Aufgrund der gewerblichen Anforderungen ( z.B. erhöhte Belastungen der Beschläge, der Oberflächenbeschichtung ) ist die Planung und Konstruktion der Theke als nicht ausreichend zu bezeichnen und fehlerhaft. Die eingesetzten Materialien (z.B. industriell fertig vorbeschichteten Spanplatten mit 0,3 mm Beschichtungsmaterial ) reichen für den gewerblichen Einsatz in diesem Fall nicht aus. Das eingesetzte Material kann den hohen Abriebanforderungen auf Dauer nicht standhalten. Im Bereich der Schnittkanten neigt das Material zu muschelartigen Abplatzungen, wenn - wie hier, nicht mit entsprechend geschliffenen Hartmetallsägeblättern gearbeitet wurde.

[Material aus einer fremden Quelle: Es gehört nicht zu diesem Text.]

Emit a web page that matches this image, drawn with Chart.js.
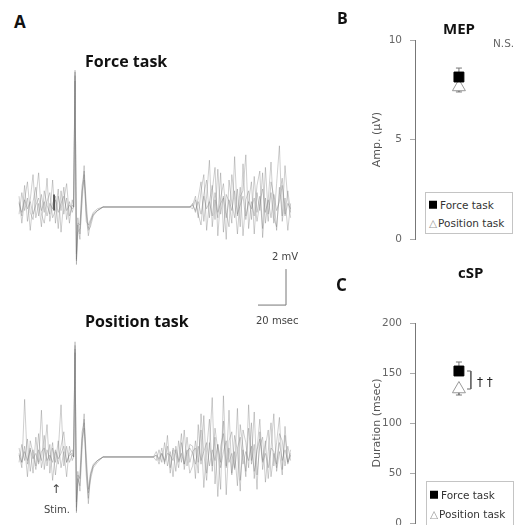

 Die Verarbeitung entspricht nicht dem heutigen Stand der Technik. Die unsauberer Kantenverarbeitung (muschelartige Abplatzungen und breite Kleberfugen) und das eingesetzte Material entsprechen nicht dem Stand der Technik im Ladenbau. Aufgrund der hohen Beanspruchung gegenüber dem Privatbereich, sollten Schubkastenblenden nachjustierbar sein, damit geringfügige Veränderungen der Schubkästen z.B. durch unterschiedlich starke Beladung, nachträglich ausgeglichen und nachjustiert werden können, was hier keine Anwendung fand. Auch hier muss der Auftragnehmer seiner Beratungs- und Hinweispflicht nachkommen, um dem Auftraggeber (Laien) ausführlich die Vor- und Nachteile von z.B. unterschiedlichen Schubkastenausführungen (z.B. Rollenauszug, Kugelauszug, Voll- oder Teilauszug) darzulegen. Hierbei ist vor allem zu berücksichtigen, wie und mit welchen Gewichten die einzelnen Schubladen bestückt werden. Das das innere Korpusmaß der Ladentheke mit den Abmessungen der Schubkästen abgestimmt sein muss, versteht sich von selbst und stellt im vorliegenden Fall einen groben Planungsfehler dar.

 Anmerkung:

Auch der Auftraggeber hat eine Mitverantwortlichkeit bezüglich der zu erwartenden Anforderungen seines bestellten Bauteils. Er muss dem Auftragnehmer deutlich machen, wie er sich eine Benutzung des Bauteils unter Angabe der Anforderungen vorstellt. Dem Auftragnehmer obliegt jedoch die Verantwortung, bei Unklarheiten dementsprechend nachzufragen und Detaillösungen ausführlich mit dem Auftraggeber zu besprechen.